(Plotting code records)
══════════

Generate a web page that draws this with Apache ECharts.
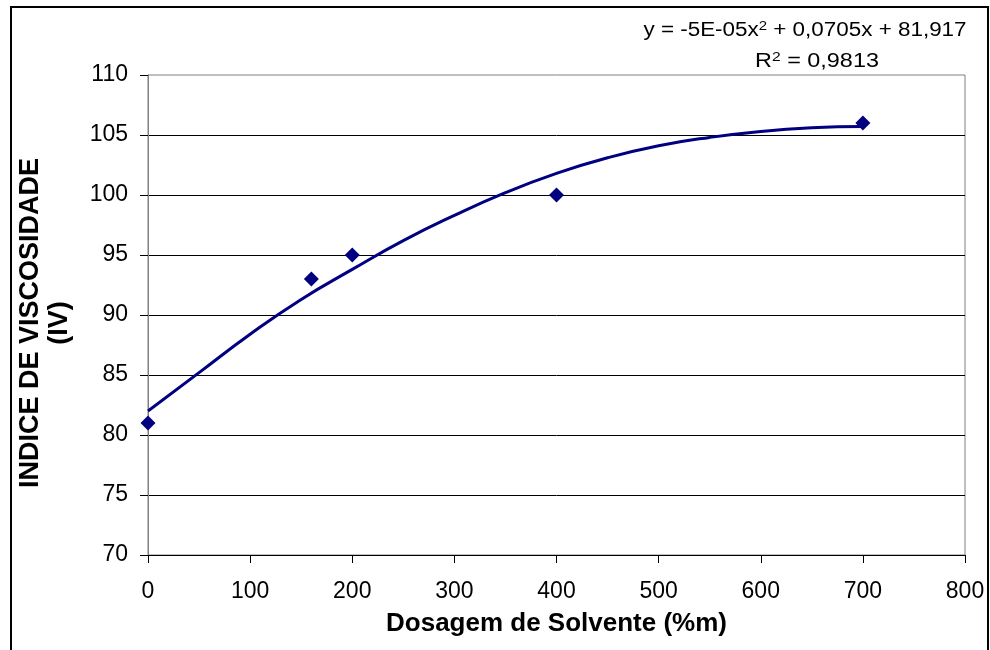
<!DOCTYPE html>
<html>
<head>
<meta charset="utf-8">
<script src="https://cdn.jsdelivr.net/npm/echarts@6/dist/echarts.min.js"></script>
<style>
html,body{margin:0;padding:0;background:#fff;}
#chart{width:990px;height:650px;}
</style>
</head>
<body>
<div id="chart"></div>
<script>
// Measured data points
const dosagem = [0, 160, 200, 400, 700];
const indiceViscosidade = [81, 93, 95, 100, 106];
// Trendline
const trendX = [0, 50, 100, 150, 200, 250, 300, 350, 400, 450, 500, 550, 600, 650, 700];
const trendY = [82.0, 85.2, 88.4, 91.3, 93.8, 96.2, 98.3, 100.2, 101.8, 103.1, 104.1, 104.8, 105.3, 105.6, 105.7];
// Axis ranges
const xRange = [0, 800, 100];
const yRange = [70, 110, 5];
// Texts
const xTitle = 'Dosagem de Solvente (%m)';
const yTitle = 'INDICE DE VISCOSIDADE\n(IV)';
const eqText = 'y = -5E-05x{sup|2} + 0,0705x + 81,917';
const r2Text = 'R{sup|2} = 0,9813';

const FONT = '"Liberation Sans", Arial, sans-serif';
const chart = echarts.init(document.getElementById('chart'), null, {renderer: 'canvas'});

const option = {
  backgroundColor: '#fff',
  animation: false,
  grid: {left: 148, right: 25, top: 75, bottom: 95, show: true, borderColor: '#808080', borderWidth: 1, backgroundColor: 'transparent'},
  xAxis: {
    type: 'value', min: xRange[0], max: xRange[1], interval: xRange[2],
    name: xTitle, nameLocation: 'middle', nameGap: 56,
    nameTextStyle: {fontFamily: FONT, fontSize: 26, fontWeight: 'bold', color: '#000'},
    axisLine: {show: true, lineStyle: {color: '#000', width: 1}},
    axisTick: {show: true, length: 8, lineStyle: {color: '#000'}},
    axisLabel: {fontFamily: FONT, fontSize: 23, color: '#000', margin: 25},
    splitLine: {show: false}
  },
  yAxis: {
    type: 'value', min: yRange[0], max: yRange[1], interval: yRange[2],
    name: yTitle, nameLocation: 'middle', nameGap: 74, nameRotate: 90,
    nameTextStyle: {fontFamily: FONT, fontSize: 27, fontWeight: 'bold', color: '#000', lineHeight: 29, padding: [0, 16, 0, 0]},
    axisLine: {show: true, lineStyle: {color: '#808080', width: 1}},
    axisTick: {show: true, length: 8, lineStyle: {color: '#000'}},
    axisLabel: {fontFamily: FONT, fontSize: 23, color: '#000', margin: 20},
    splitLine: {show: true, showMaxLine: false, showMinLine: false, lineStyle: {color: '#000', width: 1}}
  },
  series: [
    {
      type: 'line', name: 'Tendência',
      data: trendX.map((x, i) => [x, trendY[i]]),
      smooth: true, showSymbol: false, symbol: 'none',
      lineStyle: {color: '#000080', width: 3},
      z: 2
    },
    {
      type: 'scatter', name: 'IV',
      data: dosagem.map((x, i) => [x, indiceViscosidade[i]]),
      symbol: 'diamond', symbolSize: 15,
      itemStyle: {color: '#000080', opacity: 1},
      z: 3
    }
  ],
  graphic: [
    {
      type: 'rect', silent: true, z: 10,
      shape: {x: 11, y: 7, width: 977, height: 670},
      style: {fill: 'none', stroke: '#000', lineWidth: 2}
    },
    {
      type: 'text', x: 805, y: 31, scaleX: 1.15, z: 10,
      style: {
        text: eqText, fontFamily: FONT, fontSize: 19.5, fill: '#000',
        align: 'center', verticalAlign: 'middle', lineHeight: 22,
        rich: {sup: {fontFamily: FONT, fontSize: 13, lineHeight: 13, verticalAlign: 'top', fill: '#000'}}
      }
    },
    {
      type: 'text', x: 817, y: 62, scaleX: 1.2, z: 10,
      style: {
        text: r2Text, fontFamily: FONT, fontSize: 19.5, fill: '#000',
        align: 'center', verticalAlign: 'middle', lineHeight: 22,
        rich: {sup: {fontFamily: FONT, fontSize: 13, lineHeight: 13, verticalAlign: 'top', fill: '#000'}}
      }
    }
  ]
};
chart.setOption(option);
</script>
</body>
</html>
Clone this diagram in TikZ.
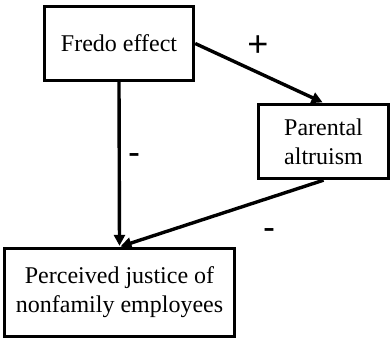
\documentclass[tikz,border=0pt]{standalone}
\usepackage{fontspec}
\setmainfont{Liberation Serif}
\newfontfamily\signfont{Liberation Sans}
\usetikzlibrary{arrows.meta}
\begin{document}
\begin{tikzpicture}[x=1pt,y=1pt,
  box/.style={draw, line width=3.4pt, rectangle, align=center, inner sep=0pt,
              font=\fontsize{24}{29}\selectfont},
  link/.style={line width=3.4pt, -{Triangle[length=11pt,width=11pt]}, shorten >=1pt},
  sign/.style={font=\signfont\fontsize{36}{40}\selectfont, inner sep=0pt}]
\useasboundingbox (0,0) rectangle (392,341);
% boxes
\node[box, minimum width=149pt, minimum height=74pt] (f) at (119,297.5) {Fredo effect};
\node[box, minimum width=130pt, minimum height=74pt] (p) at (323.5,199.5) {Parental\\altruism};
\node[box, minimum width=230pt, minimum height=88pt] (j) at (119.5,48.5) {Perceived justice of\\nonfamily employees};
% connectors
\draw[link] (f.east) -- (p.north);
\draw[link] (f.south) -- (j.north);
\draw[link] (p.south) -- (j.north);
% signs
\node[sign] (s1) at (258,295) {+};
\node[sign] (s2) at (134,182) {-};
\node[sign] (s3) at (269,107) {-};
\end{tikzpicture}
\end{document}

══════════

WRITTEN PROBLEM> Omit each picture, then return all of the listing exactly as it stands.

REPLY>
Generate a web page that draws this with Apache ECharts.
<!DOCTYPE html>
<html>
<head>
<meta charset="utf-8">
<script src="https://cdn.jsdelivr.net/npm/echarts@6/dist/echarts.min.js"></script>
<style>
html,body{margin:0;padding:0;background:#fff;}
#chart{width:990px;height:650px;}
</style>
</head>
<body>
<div id="chart"></div>
<script>
// Measured data points
const dosagem = [0, 160, 200, 400, 700];
const indiceViscosidade = [81, 93, 95, 100, 106];
// Trendline
const trendX = [0, 50, 100, 150, 200, 250, 300, 350, 400, 450, 500, 550, 600, 650, 700];
const trendY = [82.0, 85.2, 88.4, 91.3, 93.8, 96.2, 98.3, 100.2, 101.8, 103.1, 104.1, 104.8, 105.3, 105.6, 105.7];
// Axis ranges
const xRange = [0, 800, 100];
const yRange = [70, 110, 5];
// Texts
const xTitle = 'Dosagem de Solvente (%m)';
const yTitle = 'INDICE DE VISCOSIDADE\n(IV)';
const eqText = 'y = -5E-05x{sup|2} + 0,0705x + 81,917';
const r2Text = 'R{sup|2} = 0,9813';

const FONT = '"Liberation Sans", Arial, sans-serif';
const chart = echarts.init(document.getElementById('chart'), null, {renderer: 'canvas'});

const option = {
  backgroundColor: '#fff',
  animation: false,
  grid: {left: 148, right: 25, top: 75, bottom: 95, show: true, borderColor: '#808080', borderWidth: 1, backgroundColor: 'transparent'},
  xAxis: {
    type: 'value', min: xRange[0], max: xRange[1], interval: xRange[2],
    name: xTitle, nameLocation: 'middle', nameGap: 56,
    nameTextStyle: {fontFamily: FONT, fontSize: 26, fontWeight: 'bold', color: '#000'},
    axisLine: {show: true, lineStyle: {color: '#000', width: 1}},
    axisTick: {show: true, length: 8, lineStyle: {color: '#000'}},
    axisLabel: {fontFamily: FONT, fontSize: 23, color: '#000', margin: 25},
    splitLine: {show: false}
  },
  yAxis: {
    type: 'value', min: yRange[0], max: yRange[1], interval: yRange[2],
    name: yTitle, nameLocation: 'middle', nameGap: 74, nameRotate: 90,
    nameTextStyle: {fontFamily: FONT, fontSize: 27, fontWeight: 'bold', color: '#000', lineHeight: 29, padding: [0, 16, 0, 0]},
    axisLine: {show: true, lineStyle: {color: '#808080', width: 1}},
    axisTick: {show: true, length: 8, lineStyle: {color: '#000'}},
    axisLabel: {fontFamily: FONT, fontSize: 23, color: '#000', margin: 20},
    splitLine: {show: true, showMaxLine: false, showMinLine: false, lineStyle: {color: '#000', width: 1}}
  },
  series: [
    {
      type: 'line', name: 'Tendência',
      data: trendX.map((x, i) => [x, trendY[i]]),
      smooth: true, showSymbol: false, symbol: 'none',
      lineStyle: {color: '#000080', width: 3},
      z: 2
    },
    {
      type: 'scatter', name: 'IV',
      data: dosagem.map((x, i) => [x, indiceViscosidade[i]]),
      symbol: 'diamond', symbolSize: 15,
      itemStyle: {color: '#000080', opacity: 1},
      z: 3
    }
  ],
  graphic: [
    {
      type: 'rect', silent: true, z: 10,
      shape: {x: 11, y: 7, width: 977, height: 670},
      style: {fill: 'none', stroke: '#000', lineWidth: 2}
    },
    {
      type: 'text', x: 805, y: 31, scaleX: 1.15, z: 10,
      style: {
        text: eqText, fontFamily: FONT, fontSize: 19.5, fill: '#000',
        align: 'center', verticalAlign: 'middle', lineHeight: 22,
        rich: {sup: {fontFamily: FONT, fontSize: 13, lineHeight: 13, verticalAlign: 'top', fill: '#000'}}
      }
    },
    {
      type: 'text', x: 817, y: 62, scaleX: 1.2, z: 10,
      style: {
        text: r2Text, fontFamily: FONT, fontSize: 19.5, fill: '#000',
        align: 'center', verticalAlign: 'middle', lineHeight: 22,
        rich: {sup: {fontFamily: FONT, fontSize: 13, lineHeight: 13, verticalAlign: 'top', fill: '#000'}}
      }
    }
  ]
};
chart.setOption(option);
</script>
</body>
</html>
Clone this diagram in TikZ.
\documentclass[tikz,border=0pt]{standalone}
\usepackage{fontspec}
\setmainfont{Liberation Serif}
\newfontfamily\signfont{Liberation Sans}
\usetikzlibrary{arrows.meta}
\begin{document}
\begin{tikzpicture}[x=1pt,y=1pt,
  box/.style={draw, line width=3.4pt, rectangle, align=center, inner sep=0pt,
              font=\fontsize{24}{29}\selectfont},
  link/.style={line width=3.4pt, -{Triangle[length=11pt,width=11pt]}, shorten >=1pt},
  sign/.style={font=\signfont\fontsize{36}{40}\selectfont, inner sep=0pt}]
\useasboundingbox (0,0) rectangle (392,341);
% boxes
\node[box, minimum width=149pt, minimum height=74pt] (f) at (119,297.5) {Fredo effect};
\node[box, minimum width=130pt, minimum height=74pt] (p) at (323.5,199.5) {Parental\\altruism};
\node[box, minimum width=230pt, minimum height=88pt] (j) at (119.5,48.5) {Perceived justice of\\nonfamily employees};
% connectors
\draw[link] (f.east) -- (p.north);
\draw[link] (f.south) -- (j.north);
\draw[link] (p.south) -- (j.north);
% signs
\node[sign] (s1) at (258,295) {+};
\node[sign] (s2) at (134,182) {-};
\node[sign] (s3) at (269,107) {-};
\end{tikzpicture}
\end{document}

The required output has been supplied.